January started off with quite the busy schedule and it hasn’t let up yet. So much to do so little time! Viva la Turret has turned out to be a critical success and people are enjoying it so that’s great. Coming right off the heels of that I wanted to update Tilt to Live HD with Game Center support. It came, and we screwed up (again) :[. There’s a bug with the scoring that cropped up after I added a last minute fix to a less serious bug involving double vortexes. We do have a thorough test plan for our releases, but given the small amount of features/fixes in this one we didn’t exercise all of them. Hah, the code goblins struck again.

What’s funny is there have been moments throughout the year when I look around and realize how freaking awesome things are going. I feel like we’re on a roll and it’s like racking up a crazy combo in some shooting game. Release done and shipped. BAM. Release done and shipped. BAM. ANOTHER Release done and shipped. BAM! That is usually the very moment a dreadful thing occurs. Usually involving HD. And it’s already live and tanking our reviews.

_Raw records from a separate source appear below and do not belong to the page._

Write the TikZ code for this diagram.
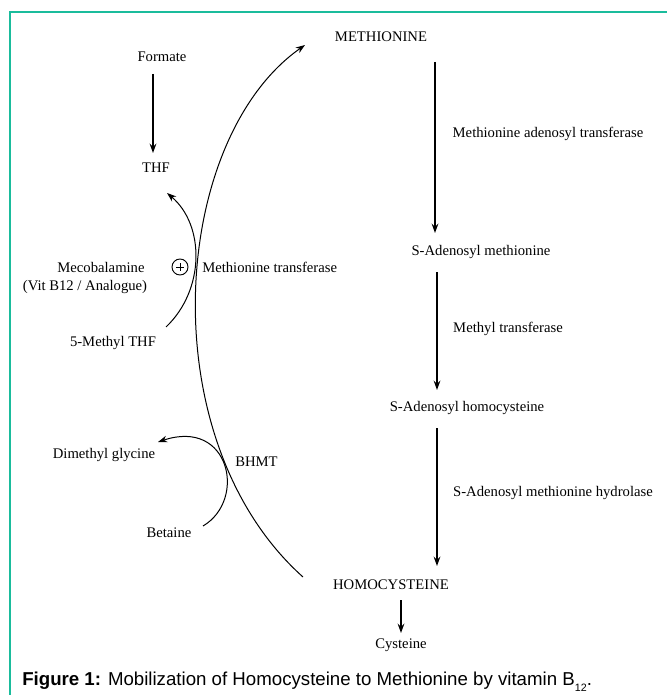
\documentclass[tikz,border=0pt]{standalone}
\usepackage{fontspec}
\setmainfont{Liberation Serif}
\newfontfamily\capfont{Liberation Sans}
\usetikzlibrary{arrows.meta,calc}
\definecolor{frameteal}{RGB}{26,188,156}
\begin{document}
\begin{tikzpicture}[x=0.75pt,y=-0.75pt,
  lbl/.style={font=\fontsize{11}{13}\selectfont, inner sep=0pt},
  bigarrow/.style={line width=2pt, -{Stealth[length=7pt,width=5pt]}},
  curvearrow/.style={line width=0.75pt, -{Stealth[length=7pt,width=5pt]}}]
\useasboundingbox (0,0) rectangle (667,695);
% frame
\draw[frameteal, line width=1.5pt] (10,695) -- (10,12) -- (667,12);
% labels
\node[lbl] (met) at (381,37) {METHIONINE};
\node[lbl] (formate) at (162,57) {Formate};
\node[lbl] (thf) at (156,168) {THF};
\node[lbl] (mat) at (548,134) {Methionine adenosyl transferase};
\node[lbl] (sam) at (481,252) {S-Adenosyl methionine};
\node[lbl] (mecob) at (101,267) {Mecobalamine};
\node[lbl] (vit) at (85,287) {(Vit B12 / Analogue)};
\node[lbl, anchor=west] (mtr) at (202,267) {Methionine transferase};
\node[lbl] (mthf) at (113,343) {5-Methyl THF};
\node[lbl] (mt) at (508,329) {Methyl transferase};
\node[lbl] (sah) at (467,408) {S-Adenosyl homocysteine};
\node[lbl] (dmg) at (104,455) {Dimethyl glycine};
\node[lbl, anchor=west] (bhmt) at (235,462) {BHMT};
\node[lbl] (sahh) at (553,493) {S-Adenosyl methionine hydrolase};
\node[lbl] (bet) at (169,533) {Betaine};
\node[lbl] (hcy) at (391,585) {HOMOCYSTEINE};
\node[lbl] (cys) at (401,645) {Cysteine};
% plus symbol
\node[circle, draw, line width=0.7pt, minimum size=12pt, inner sep=0pt] (plus) at (180,267) {};
\draw[line width=0.7pt] ($(plus.center)+(-4,0)$) -- ($(plus.center)+(4,0)$);
\draw[line width=0.7pt] ($(plus.center)+(0,-4)$) -- ($(plus.center)+(0,4)$);
% straight arrows
\coordinate (f1) at (153,74);
\coordinate (f2) at (153,153);
\draw[bigarrow] (f1) -- (f2);
\coordinate (r1s) at (435,62);
\coordinate (r1e) at (435,233);
\draw[bigarrow] (r1s) -- (r1e);
\coordinate (r2s) at (437,272);
\coordinate (r2e) at (437,390);
\draw[bigarrow] (r2s) -- (r2e);
\coordinate (r3s) at (437,428);
\coordinate (r3e) at (437,566);
\draw[bigarrow] (r3s) -- (r3e);
\coordinate (c1s) at (401,600);
\coordinate (c1e) at (401,633);
\draw[bigarrow] (c1s) -- (c1e);
% main curve homocysteine -> methionine
\coordinate (m0) at (303,577);
\coordinate (m1) at (305,45);
\draw[curvearrow] (m0) .. controls (150,440) and (170,140) .. (m1);
% 5-methyl THF -> THF
\coordinate (t0) at (166,327);
\coordinate (t1) at (167,193);
\draw[curvearrow] (t0) .. controls (205,290) and (205,225) .. (t1);
% Betaine -> Dimethyl glycine
\coordinate (b0) at (203,526);
\coordinate (b1) at (158,442);
\draw[curvearrow] (b0) .. controls (247,500) and (230,418) .. (b1);
% caption
\node[anchor=west, inner sep=0pt, font=\capfont\fontsize{14}{17}\selectfont] (cap) at (22,682)
  {\textbf{Figure 1:} Mobilization of Homocysteine to Methionine by vitamin B\raisebox{-0.6ex}{\fontsize{8}{9}\selectfont 12}.};
\end{tikzpicture}
\end{document}
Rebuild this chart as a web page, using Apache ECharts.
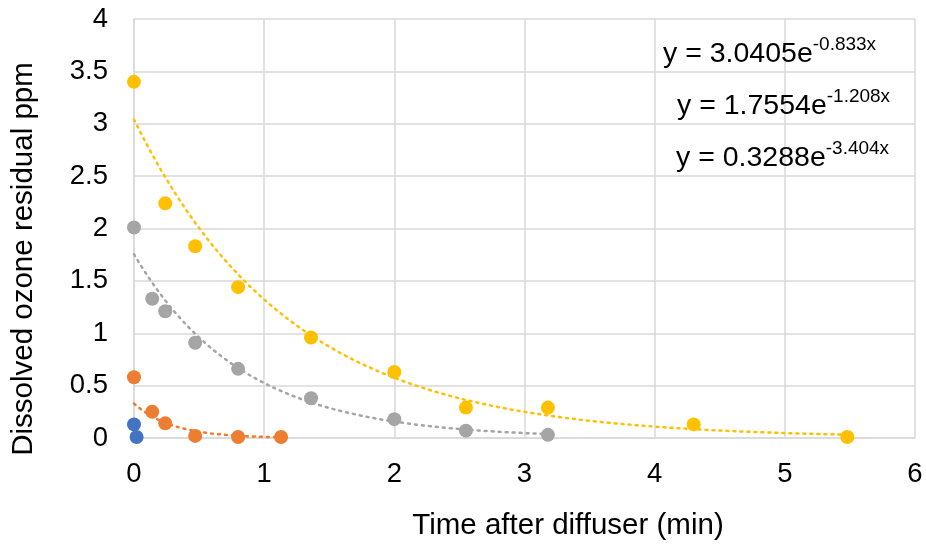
<!DOCTYPE html>
<html>
<head>
<meta charset="utf-8">
<script src="https://cdn.jsdelivr.net/npm/echarts@6/dist/echarts.min.js"></script>
<style>
  html, body { margin: 0; padding: 0; background: #fff; }
  #chart { width: 926px; height: 548px; }
</style>
</head>
<body>
<div id="chart"></div>
<script>
// data
var yellowX = [0, 0.24, 0.47, 0.8, 1.36, 2.0, 2.55, 3.18, 4.3, 5.48];
var yellowY = [3.4, 2.24, 1.83, 1.44, 0.96, 0.63, 0.29, 0.29, 0.13, 0.01];
var grayX = [0, 0.14, 0.24, 0.47, 0.8, 1.36, 2.0, 2.55, 3.18];
var grayY = [2.01, 1.33, 1.21, 0.91, 0.66, 0.38, 0.18, 0.07, 0.03];
var orangeX = [0, 0.14, 0.24, 0.47, 0.8, 1.13];
var orangeY = [0.58, 0.25, 0.14, 0.02, 0.01, 0.01];
var blueX = [0, 0.02];
var blueY = [0.13, 0.01];

// exponential trendlines as printed on the chart: y = a * e^(b x)
var trendA = [3.0405, 1.7554, 0.3288];
var trendB = [-0.833, -1.208, -3.404];
var trendEnd = [5.48, 3.18, 1.13];
var trendColors = ['#FFC000', '#A5A5A5', '#ED7D31'];
var trendLabels = ['3.0405', '1.7554', '0.3288'];
var trendExp = ['-0.833x', '-1.208x', '-3.404x'];

function pairs(xs, ys) {
    return xs.map(function (x, i) { return [x, ys[i]]; });
}

function trend(k) {
    var pts = [];
    var n = 80;
    for (var i = 0; i <= n; i++) {
        var x = trendEnd[k] * i / n;
        pts.push([x, trendA[k] * Math.exp(trendB[k] * x)]);
    }
    return pts;
}

var font = '"Liberation Sans", Arial, sans-serif';
var chart = echarts.init(document.getElementById('chart'));

var series = [];
for (var k = 0; k < 3; k++) {
    series.push({
        type: 'line',
        data: trend(k),
        showSymbol: false,
        silent: true,
        z: 1,
        lineStyle: { color: trendColors[k], width: 2.5, type: [2, 5], cap: 'round' }
    });
}
var scatterSets = [
    [yellowX, yellowY, '#FFC000'],
    [grayX, grayY, '#A5A5A5'],
    [orangeX, orangeY, '#ED7D31'],
    [blueX, blueY, '#4472C4']
];
scatterSets.forEach(function (s) {
    series.push({
        type: 'scatter',
        data: pairs(s[0], s[1]),
        symbolSize: 14,
        z: 3,
        itemStyle: { color: s[2], opacity: 1 }
    });
});

var eqPos = [[663, 35], [677, 87], [676, 139]];
var graphics = eqPos.map(function (p, k) {
    return {
        type: 'text',
        left: p[0],
        top: p[1],
        z: 10,
        style: {
            text: '{m|y = ' + trendLabels[k] + 'e}{s|' + trendExp[k] + '}',
            rich: {
                m: { fontSize: 28.5, fontFamily: font, fill: '#000', verticalAlign: 'bottom', lineHeight: 34 },
                s: { fontSize: 19, fontFamily: font, fill: '#000', verticalAlign: 'top', padding: [0, 0, 14, 0] }
            }
        }
    };
});
// axis titles placed where the original has them
graphics.push({
    type: 'text',
    x: 24,
    y: 259,
    rotation: Math.PI / 2,
    style: {
        text: 'Dissolved ozone residual ppm',
        fontSize: 29.5,
        fontFamily: font,
        fill: '#000',
        align: 'center',
        verticalAlign: 'middle'
    }
});
graphics.push({
    type: 'text',
    x: 568,
    y: 526,
    style: {
        text: 'Time after diffuser (min)',
        fontSize: 29.5,
        fontFamily: font,
        fill: '#000',
        align: 'center',
        verticalAlign: 'middle'
    }
});

chart.setOption({
    animation: false,
    backgroundColor: '#fff',
    textStyle: { fontFamily: font },
    grid: { left: 134, right: 11, top: 19, bottom: 110, containLabel: false },
    xAxis: {
        type: 'value',
        min: 0, max: 6, interval: 1,
        axisLine: { show: true, lineStyle: { color: '#D9D9D9', width: 1.5 } },
        axisTick: { show: false },
        axisLabel: { fontSize: 27.5, color: '#000', margin: 22, fontFamily: font },
        splitLine: { show: true, lineStyle: { color: '#D9D9D9', width: 1.5 } }
    },
    yAxis: {
        type: 'value',
        min: 0, max: 4, interval: 0.5,
        axisLine: { show: true, lineStyle: { color: '#D9D9D9', width: 1.5 } },
        axisTick: { show: false },
        axisLabel: { fontSize: 27.5, color: '#000', margin: 26, fontFamily: font },
        splitLine: { show: true, lineStyle: { color: '#D9D9D9', width: 1.5 } }
    },
    graphic: graphics,
    series: series
});
</script>
</body>
</html>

It certainly takes the wind out of my sails.

No developer wants to be seen as someone who writes ‘buggy software’, so it’s something I’m striving to improve. So what am I working on as of late?

One Man Left

We’ve got an update in for Tilt to Live HD submitted this past Friday to fix the scoring bugs. We’re also wrapping up testing on Viva la Turret HD and it’s proven to be pretty fun, yet still feel slightly different compare to the iPhone counterpart. Also got some other stuff in the pipeline for Tilt to Live that may or may not come to fruition.

Blitzmax

So I decided this year to make more time to code outside the daily projects of OML. Every few nights I’ll get back into the swing of Blitzmax and started poking around with a game framework I had written for it years ago. It was written when I was in college and it shows. It’s very ‘academic’ feeling when using it. I was pleasantly surprised at how flexible it was, but there’s a lot of tedious code to write to get a ‘blank project’ up and running. I guess back then I had oodles of time, haha (not). I also got it compiling on OS X, so having two clients on different OSes talk to a windows server with minimal fuss was a neat thing to see :).

I think my next steps will be to rip out the WxWidgets integration I did back then, using Brucey’s module. I had originally intended to code in an integrated editor with the game Unreal Engine-style, but recently decided against it for simplicity’s sake. I’m just going to fork the current codebase and create a dedicated editor out of it while having a ‘game’ branch that is hopefully more lean and mean.

Misc Dev

I haven’t begun any actually coding yet, but I’ve been toying with the idea of creating a 2D editor using Cocoa/Objective-C and OpenGL. I’m currently working on some preliminary stuff for “Game 2”, and intend on trying to keep it mostly C++. With that said, writing an editor on the Mac using Objective-C would give me the bonus of re-using a lot of the game code in it for handling things like rendering, input, etc. It wouldn’t be difficult but I guess it comes down to time. Cocoa seems like a really nice UI library, but I’ll admit I’ve never done much of anything in UIKit beyond hooking up an OpenGL view to the window and going back to XCode, haha.

Where as, if I were to just leverage the code I had written in Blitzmax with WxWidgets I can kind of hit the ground running in creating editing tools for Game 2, as well as making the tools cross platform. The drawback being I’m using 2 separate code bases and 2 separate languages. Although, I think I’m just blowing that out of proportion since a Cocoa editor would most likely be a fork anyway. It would certainly provide me the freedom of just messing with the internal model of how objects are structured since I wouldn’t be concerned about game code. When doing editors in the past I found trying to get relevant data out of game objects to manipulate in an editor went against a lot of the encapsulation and designs in place for the actual game. So this may be the better long term route.

Cocoa? Blitzmax? Jury is still out on that one. I also don’t think I can make a fair judgement until I actually try coding some basic tool using Cocoa UI on the Mac. And why Blitzmax? Well, it’s just that I happened to code in it for years so I’m using what I know. And it’s nice. Too bad there isn’t a good native mac editor for it. I use Blide (running in a Windows XP VM) for Blitzmax coding.